The answer: it is the Jacobian, the $m \times n$ matrix of all partial derivatives. It is the best linear approximation to the function near a point. It is a linear map from input space to output space.

And this is the same answer at every scale:

  • $f: \mathbb{R} \to \mathbb{R}$: Jacobian is $1 \times 1$ - a number.
  • $f: \mathbb{R}^n \to \mathbb{R}$: Jacobian is $1 \times n$ - the gradient (transposed).
  • $f: \mathbb{R}^n \to \mathbb{R}^m$: Jacobian is $m \times n$ - the full Jacobian matrix.

The chain rule multiplies Jacobians as matrices, generalizing scalar multiplication. Backpropagation is backward-mode Jacobian chain evaluation, efficient because the loss is scalar.

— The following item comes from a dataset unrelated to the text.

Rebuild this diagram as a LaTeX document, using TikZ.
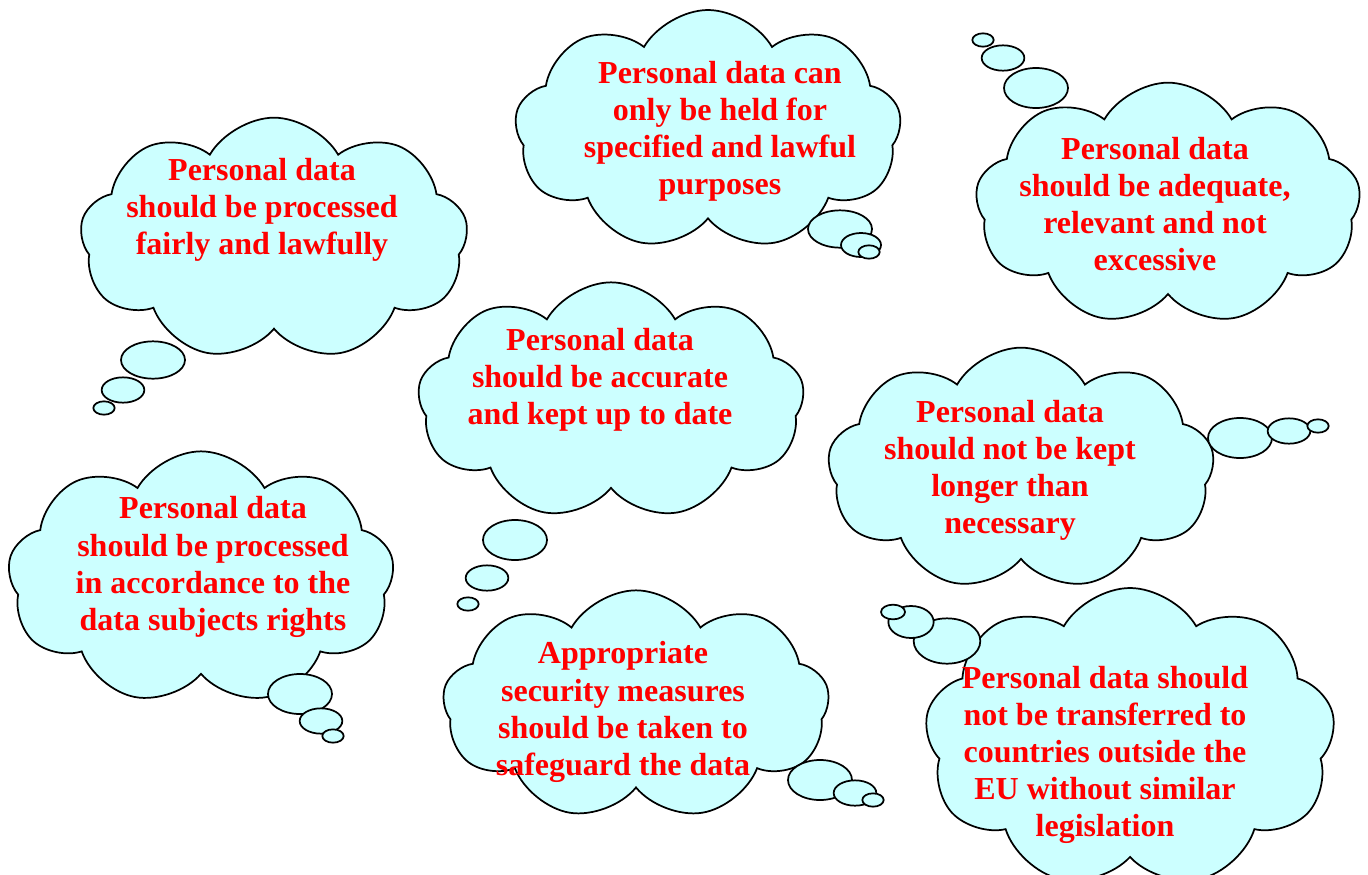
\documentclass[tikz,border=0pt]{standalone}
\usepackage{fontspec}
\setmainfont{Liberation Serif}
\usetikzlibrary{shapes.symbols,shapes.geometric}
\definecolor{bub}{HTML}{CCFFFF}
\definecolor{txtred}{HTML}{FF0000}
\tikzset{
  cloudbox/.style={cloud, cloud puffs=9, cloud puff arc=120, cloud ignores aspect, draw=black, line width=1.3pt, fill=bub, inner sep=0pt},
  tailbox/.style={ellipse, draw=black, line width=1.3pt, fill=bub, inner sep=0pt},
  msg/.style={text=txtred, font=\fontsize{24pt}{27.8pt}\selectfont\bfseries, align=center, inner sep=0pt}
}
\begin{document}
\begin{tikzpicture}[x=0.75pt,y=-0.75pt]
\useasboundingbox (0,0) rectangle (1368,875);
\begin{scope}
\clip (0,0) rectangle (1368,875);
% cloud 1
\node[cloudbox, minimum width=291pt, minimum height=182pt] (c1) at (274,239) {};
\node[tailbox, minimum width=48pt, minimum height=28pt] (e1a) at (153,360) {};
\node[tailbox, minimum width=32pt, minimum height=19pt] (e1b) at (123,390) {};
\node[tailbox, minimum width=16pt, minimum height=10pt] (e1c) at (104,408) {};
\node[msg] (t1) at (262,210) {Personal data\\should be processed\\fairly and lawfully};
% cloud 2
\node[cloudbox, minimum width=290pt, minimum height=180pt] (c2) at (708,130) {};
\node[tailbox, minimum width=48pt, minimum height=28pt] (e2a) at (840,229) {};
\node[tailbox, minimum width=30pt, minimum height=18pt] (e2b) at (861,245) {};
\node[tailbox, minimum width=16pt, minimum height=10pt] (e2c) at (869,252) {};
\node[msg] (t2) at (720,131) {Personal data can\\only be held for\\specified and lawful\\purposes};
% cloud 3
\node[cloudbox, minimum width=289pt, minimum height=182pt] (c3) at (1168,204) {};
\node[tailbox, minimum width=48pt, minimum height=30pt] (e3a) at (1036,88) {};
\node[tailbox, minimum width=32pt, minimum height=19pt] (e3b) at (1003,58) {};
\node[tailbox, minimum width=16pt, minimum height=10pt] (e3c) at (983,40) {};
\node[msg] (t3) at (1155,204) {Personal data\\should be adequate,\\relevant and not\\excessive};
% cloud 4
\node[cloudbox, minimum width=290pt, minimum height=178pt] (c4) at (611,401) {};
\node[tailbox, minimum width=48pt, minimum height=30pt] (e4a) at (515,540) {};
\node[tailbox, minimum width=32pt, minimum height=19pt] (e4b) at (487,578) {};
\node[tailbox, minimum width=16pt, minimum height=10pt] (e4c) at (468,604) {};
\node[msg] (t4) at (600,380) {Personal data\\should be accurate\\and kept up to date};
% cloud 5
\node[cloudbox, minimum width=290pt, minimum height=182pt] (c5) at (1021,469) {};
\node[tailbox, minimum width=48pt, minimum height=30pt] (e5a) at (1240,438) {};
\node[tailbox, minimum width=32pt, minimum height=19pt] (e5b) at (1289,431) {};
\node[tailbox, minimum width=16pt, minimum height=10pt] (e5c) at (1318,426) {};
\node[msg] (t5) at (1010,470) {Personal data\\should not be kept\\longer than\\necessary};
% cloud 6
\node[cloudbox, minimum width=290pt, minimum height=190pt] (c6) at (201,578) {};
\node[tailbox, minimum width=48pt, minimum height=30pt] (e6a) at (300,694) {};
\node[tailbox, minimum width=32pt, minimum height=19pt] (e6b) at (321,721) {};
\node[tailbox, minimum width=16pt, minimum height=10pt] (e6c) at (333,736) {};
\node[msg] (t6) at (213,567) {Personal data\\should be processed\\in accordance to the\\data subjects rights};
% cloud 7
\node[cloudbox, minimum width=290pt, minimum height=172pt] (c7) at (636,705) {};
\node[tailbox, minimum width=48pt, minimum height=30pt] (e7a) at (820,780) {};
\node[tailbox, minimum width=32pt, minimum height=19pt] (e7b) at (855,793) {};
\node[tailbox, minimum width=16pt, minimum height=10pt] (e7c) at (873,800) {};
\node[msg] (t7) at (623,712) {Appropriate\\security measures\\should be taken to\\safeguard the data};
% cloud 8
\node[cloudbox, minimum width=308pt, minimum height=225pt] (c8) at (1130,738) {};
\node[tailbox, minimum width=50pt, minimum height=34pt] (e8a) at (947,641) {};
\node[tailbox, minimum width=34pt, minimum height=24pt] (e8b) at (911,622) {};
\node[tailbox, minimum width=18pt, minimum height=11pt] (e8c) at (893,612) {};
\node[msg] (t8) at (1105,755) {Personal data should\\not be transferred to\\countries outside the\\EU without similar\\legislation};
\end{scope}
\end{tikzpicture}
\end{document}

The gradient of a matrix-valued parameter is an outer product. The Laplacian is the trace of the Jacobian of the gradient.

All of vector calculus for machine learning flows from this one unified view: the derivative is always the best linear approximation, always representable as a matrix, always composable by matrix multiplication.


Summary

Concept Single-Variable Multivariable (General)
Derivative of $f: \mathbb{R}^n \to \mathbb{R}^m$ $f'(x)$ - a number ($1 \times 1$ matrix) $J_f(x)$ - an $m \times n$ matrix
Best linear approximation $f(x+h) \approx f(x) + f'(x) h$ $f(x + \delta) \approx f(x) + J_f(x) \delta$
Chain rule $h'(x) = g'(f(x)) \cdot f'(x)$ $J_h(x) = J_g(f(x)) \cdot J_f(x)$ (matrix product)
Gradient (scalar output) $f'(x)$ $\nabla f = J_f^T$ (transposed Jacobian)
Local invertibility condition $f'(a) \neq 0$ $J_f(a)$ invertible (inverse function theorem)
Backpropagation Right-to-left multiplication Right-to-left Jacobian chain multiplication
Divergence $f'(x)$ (scalar functions have no analog) $\text{tr}(J_F)$ for vector fields $F$
Laplacian $f''(x)$ (of the gradient) $\text{tr}(J_{\nabla f}) = \sum_i \partial^2 f / \partial x_i^2$
Parameter gradient $\partial \ell / \partial W$ $\partial \ell / \partial w$ Outer product $(J_\ell)^T x^T$ for linear layers

Every concept in vector calculus for ML reduces to one idea: the derivative is a linear map. Express it as a matrix, compose it by multiplication, evaluate it efficiently by choosing the right direction of traversal.